School districts would have to comply with new instructional requirements by 2015-16 – 1,000 hours of instruction for grades K-8, 1,080 hours for grades 9-12, and increased credit requirements for high school graduation – from 20 to 24 – would be imposed at the same time. Also to be phased in would be additional state spending requirements for school overhead costs, administrative and counselor staffing, bilingual programs and other state mandates.
The biggest new initiative is on salaries – the state would provide additional money for salaries according to a salary allocation schedule, the goal being to reduce reliance on local levies. Teachers who don’t get a pay bump would get a cost-of-living increase. That effort isn’t mandated by the court, but it might be considered an important element in meeting the court’s directive to provide a greater share of school funding from stable state sources, rather than school levies.
That Taxing Problem
But where’s the money going to come from? That’s the $5 billion question – and it should be noted that the figure is about as vague as they come; there are plenty of guesses, and while the $5 billion figure is routinely cited by Democrats at the statehouse, Republicans traditionally argue that student outcomes are more important than the dollar figures. The Senate Democrats’ plan doesn’t make much headway there. It goes about one-fiftieth of the distance.
It cites four tax breaks that might be eliminated – familiar to all who have watched the debate during the “war on loopholes” that has raged since the onset of the late recession. The Democrats suggest that the state might eliminate a sales tax exemption on bottled water – an idea that was enacted by the 2010 Legislature and was repealed by Washington voters with Initiative 1107 later that year.
The other three ideas are what might be old favorites – they have been proposed year after year, in various forms, and have figured in the stalled proposals from Gov. Jay Inslee over the last two sessions to end tax breaks. Democrats would make it far more difficult for Oregon and Montana residents to qualify for an out-of-state sales tax exemption when shopping in Washington – instead of flashing a driver’s license at the cash register, they would have to apply for refunds from the Department of Revenue, and only big purchases would qualify.
They also would eliminate a “use tax” exemption for “extracted fuel” that is produced and immediately consumed at oil refineries – a tax break that is more a matter of definition, as only one other state considers refinery gases to be potentially taxable – and that state, Alabama, like Washington, provides an exemption. They also would eliminate a preferential tax rate for resellers of prescription drugs who build warehouses in Washington.

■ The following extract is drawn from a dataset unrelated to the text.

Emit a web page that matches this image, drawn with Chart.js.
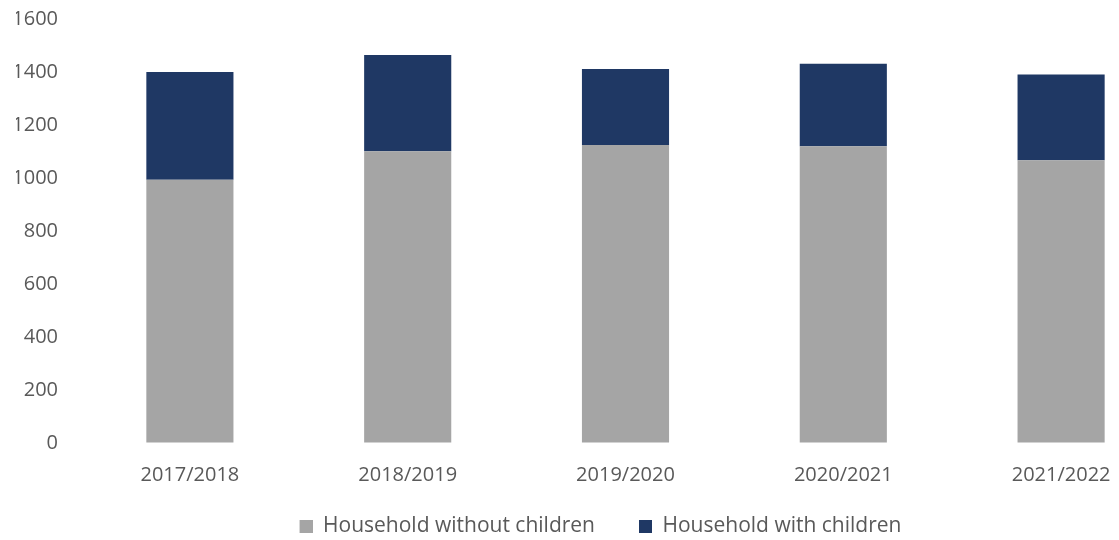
<!DOCTYPE html>
<html>
<head>
<meta charset="utf-8">
<script src="https://cdn.jsdelivr.net/npm/chart.js@4"></script>
<style>
  html, body { margin: 0; padding: 0; background: #fff; overflow: hidden; }
  #wrap { width: 1198px; height: 547px; position: relative; }
</style>
</head>
<body>
<div id="wrap"><canvas id="chart"></canvas></div>
<script>
// school years on the x axis
var years = ['2017/2018', '2018/2019', '2019/2020', '2020/2021', '2021/2022'];
// households, stacked
var withoutChildren = [993, 1101, 1125, 1120, 1067];
var withChildren = [407, 363, 286, 311, 324];
var yTicks = [0, 200, 400, 600, 800, 1000, 1200, 1400, 1600];

var seriesNames = ['Household without children', 'Household with children'];
var seriesColors = ['#A5A5A5', '#1F3864'];

var textColor = '#595959';
var tickFont = { family: "'Open Sans', sans-serif", size: 20 };
var legendFont = { family: "'Open Sans', sans-serif", size: 21 };

// legend marker: square on the right, blank lead-in on the left gives the gap between items
var markerLead = 15, markerSize = 13;
function legendMarker(color) {
    var c = document.createElement('canvas');
    c.width = markerLead + markerSize;
    c.height = markerSize;
    var ctx = c.getContext('2d');
    ctx.fillStyle = color;
    ctx.fillRect(markerLead, 0, markerSize, markerSize);
    return c;
}
var markers = seriesColors.map(legendMarker);

var chart = new Chart(document.getElementById('chart').getContext('2d'), {
    type: 'bar',
    data: {
        labels: years,
        datasets: [{
            label: seriesNames[0],
            data: withoutChildren,
            backgroundColor: seriesColors[0],
            borderWidth: 0
        }, {
            label: seriesNames[1],
            data: withChildren,
            backgroundColor: seriesColors[1],
            borderWidth: 0
        }]
    },
    options: {
        responsive: true,
        maintainAspectRatio: false,
        animation: false,
        datasets: {
            bar: { categoryPercentage: 1.0, barPercentage: 0.4 }
        },
        layout: { padding: { left: 16, right: 28, top: 19, bottom: 0 } },
        plugins: {
            legend: {
                position: 'bottom',
                labels: {
                    color: textColor,
                    font: legendFont,
                    usePointStyle: true,
                    pointStyleWidth: markerLead + markerSize,
                    boxHeight: markerSize,
                    padding: 29,
                    generateLabels: function (chart) {
                        var items = Chart.defaults.plugins.legend.labels.generateLabels(chart);
                        items.forEach(function (it) { it.pointStyle = markers[it.datasetIndex]; });
                        return items;
                    }
                }
            },
            tooltip: { enabled: false }
        },
        scales: {
            x: {
                stacked: true,
                grid: { display: false, drawTicks: false },
                border: { display: false },
                ticks: { color: textColor, font: tickFont, padding: 20 },
                afterFit: function (scale) { scale.height = 44; }
            },
            y: {
                stacked: true,
                min: 0,
                max: 1600,
                afterBuildTicks: function (scale) {
                    scale.ticks = yTicks.map(function (v) { return { value: v }; });
                },
                afterFit: function (scale) { scale.width = 65; },
                grid: {
                    display: true,
                    drawOnChartArea: false,
                    drawTicks: true,
                    tickLength: 23,
                    color: 'rgba(0,0,0,0)'
                },
                border: { display: false },
                ticks: {
                    color: textColor,
                    font: tickFont,
                    padding: 0,
                    callback: function (v) { return String(v); }
                }
            }
        }
    }
});
</script>
</body>
</html>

The Senate Democrats say they would like to see those tax breaks wiped out during the current legislative session. With just 15 days left to go, that might be a tough sell. Says Senate Democratic Leader Sharon Nelson, D-Maury Island, “I think this is a large enough issue that if we have to stay past March 13, it is because we have an obligation to our children.”
The Thought That Counts
State Sen. Bruce Dammeier, R-Puyallup.
State Sen. Bruce Dammeier, R-Puyallup.
State Sen. Bruce Dammeier, R-Puyallup, says the Democratic implementation timetable offers a few good ideas – though the tax plan certainly has its weaknesses, and any thought of passing a brand-new tax bill in the current legislative session is a non-starter. “Sixteen days before the end of the session seems a little late to offer anything that can get meaningful consideration. The fact that they have tried now the same tax exemptions that have been brought out every year, and which the Legislature clearly doesn’t have an appetite to close, or to repeal, is kind of frustrating.

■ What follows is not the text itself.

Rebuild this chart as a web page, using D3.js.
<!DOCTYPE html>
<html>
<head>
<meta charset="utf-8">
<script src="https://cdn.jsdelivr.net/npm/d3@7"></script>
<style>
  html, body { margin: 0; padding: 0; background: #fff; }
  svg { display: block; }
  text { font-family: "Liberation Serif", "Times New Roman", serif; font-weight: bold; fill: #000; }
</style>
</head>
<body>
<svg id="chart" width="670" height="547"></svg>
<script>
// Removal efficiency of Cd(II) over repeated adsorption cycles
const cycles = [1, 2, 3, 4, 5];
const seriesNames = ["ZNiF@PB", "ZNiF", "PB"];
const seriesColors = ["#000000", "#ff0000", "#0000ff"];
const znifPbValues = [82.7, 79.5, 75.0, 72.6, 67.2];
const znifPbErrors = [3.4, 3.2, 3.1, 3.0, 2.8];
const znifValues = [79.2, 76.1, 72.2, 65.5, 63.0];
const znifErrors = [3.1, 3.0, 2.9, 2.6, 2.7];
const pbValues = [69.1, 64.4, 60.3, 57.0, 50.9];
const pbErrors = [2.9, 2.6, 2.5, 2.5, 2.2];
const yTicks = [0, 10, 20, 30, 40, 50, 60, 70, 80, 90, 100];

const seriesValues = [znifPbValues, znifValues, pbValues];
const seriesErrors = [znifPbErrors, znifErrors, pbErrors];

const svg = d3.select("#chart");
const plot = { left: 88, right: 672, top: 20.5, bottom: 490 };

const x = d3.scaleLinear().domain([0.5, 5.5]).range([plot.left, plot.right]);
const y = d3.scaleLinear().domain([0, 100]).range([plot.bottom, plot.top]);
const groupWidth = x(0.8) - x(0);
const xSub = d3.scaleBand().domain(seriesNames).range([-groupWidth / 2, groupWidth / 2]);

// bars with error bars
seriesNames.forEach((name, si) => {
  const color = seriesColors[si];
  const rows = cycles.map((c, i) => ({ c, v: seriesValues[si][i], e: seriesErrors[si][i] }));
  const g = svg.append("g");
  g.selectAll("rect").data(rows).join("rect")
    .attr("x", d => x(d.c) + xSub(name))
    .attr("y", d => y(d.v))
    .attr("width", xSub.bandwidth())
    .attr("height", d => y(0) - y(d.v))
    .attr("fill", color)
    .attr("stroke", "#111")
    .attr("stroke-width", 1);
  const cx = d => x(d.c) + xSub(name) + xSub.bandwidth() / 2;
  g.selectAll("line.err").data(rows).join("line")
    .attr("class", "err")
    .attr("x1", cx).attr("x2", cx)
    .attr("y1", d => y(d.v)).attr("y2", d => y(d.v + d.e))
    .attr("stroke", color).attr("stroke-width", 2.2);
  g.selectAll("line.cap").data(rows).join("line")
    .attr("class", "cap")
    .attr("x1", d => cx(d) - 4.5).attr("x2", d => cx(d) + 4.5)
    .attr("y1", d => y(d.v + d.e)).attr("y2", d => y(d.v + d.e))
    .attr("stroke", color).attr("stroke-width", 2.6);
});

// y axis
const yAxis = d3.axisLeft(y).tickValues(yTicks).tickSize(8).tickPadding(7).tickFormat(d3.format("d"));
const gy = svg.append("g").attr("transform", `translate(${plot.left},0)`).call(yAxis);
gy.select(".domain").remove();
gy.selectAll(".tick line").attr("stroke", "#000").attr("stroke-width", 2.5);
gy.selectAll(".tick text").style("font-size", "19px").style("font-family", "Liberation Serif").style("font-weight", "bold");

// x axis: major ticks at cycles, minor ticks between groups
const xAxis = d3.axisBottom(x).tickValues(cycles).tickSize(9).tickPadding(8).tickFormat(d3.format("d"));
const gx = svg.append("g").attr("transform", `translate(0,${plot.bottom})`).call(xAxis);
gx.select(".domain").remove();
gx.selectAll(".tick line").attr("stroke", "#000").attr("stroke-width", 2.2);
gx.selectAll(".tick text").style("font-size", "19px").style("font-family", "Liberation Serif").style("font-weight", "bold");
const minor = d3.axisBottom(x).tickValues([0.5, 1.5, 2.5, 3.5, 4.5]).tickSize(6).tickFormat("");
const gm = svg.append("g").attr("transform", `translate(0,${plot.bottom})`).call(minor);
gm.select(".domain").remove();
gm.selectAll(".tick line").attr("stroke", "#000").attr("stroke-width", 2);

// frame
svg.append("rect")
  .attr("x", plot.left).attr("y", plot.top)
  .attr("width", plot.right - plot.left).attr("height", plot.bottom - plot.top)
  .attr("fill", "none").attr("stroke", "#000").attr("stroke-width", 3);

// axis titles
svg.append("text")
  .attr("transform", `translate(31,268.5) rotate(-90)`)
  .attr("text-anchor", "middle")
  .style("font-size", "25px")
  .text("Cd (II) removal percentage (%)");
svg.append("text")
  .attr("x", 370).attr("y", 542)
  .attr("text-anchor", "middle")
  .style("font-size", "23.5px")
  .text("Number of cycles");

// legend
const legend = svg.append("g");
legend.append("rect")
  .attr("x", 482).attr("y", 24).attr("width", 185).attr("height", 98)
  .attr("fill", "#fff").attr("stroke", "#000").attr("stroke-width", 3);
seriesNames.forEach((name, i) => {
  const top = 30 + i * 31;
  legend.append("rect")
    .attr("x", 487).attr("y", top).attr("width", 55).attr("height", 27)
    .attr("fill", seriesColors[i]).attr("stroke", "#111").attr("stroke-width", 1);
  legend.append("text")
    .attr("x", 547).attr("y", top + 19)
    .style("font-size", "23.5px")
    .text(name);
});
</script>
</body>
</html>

“The fact that they are opening compensation up I think is a constructive addition – I think that is certainly something that we need to resolve, and we need to do it certainly before 2018, ideally in the next couple of years, so the fact that they are bringing that up I think is important.”
Dammeier says ideas will be emerging soon from the Majority Coalition Caucus – though it is a little soon to tell how lawmakers will ultimately respond to the Supreme Court’s demand. “I’m glad they are putting something on the table,” he says. “It’s a little late and it’s a little complex for the short session, but it is nice to have something out there.”
One thing worth noting: The Senate Democrats aren’t ready to climb aboard yet on the idea of the “levy swap,” which would essentially require the state to pick up some responsibilities that currently are picked up by local school levies, and increase the state property tax levy accordingly. All depends on how the program would be implemented, but in round numbers, it might get the state $1 billion toward the goal. One potential hitch: Property taxes would go up in property-rich areas like the urban Puget Sound area, and down in property-poor districts in smaller towns and rural areas. Gov. Inslee opposed the idea during the 2012 campaign after Republican candidate Rob McKenna came out in favor. Little has been heard of the idea since. “I think it is premature to get into that directly today,” Frockt said. “That is obviously a controversial subject, but I think in the long run we are going to have to have something in levy obligation reform, and it is going to require coordination and cooperation with both parties to get it done. So with this package, we are hoping to get some engagement from the other side. Let’s engage in this and see if we can put together a plan by the April 30 deadline.”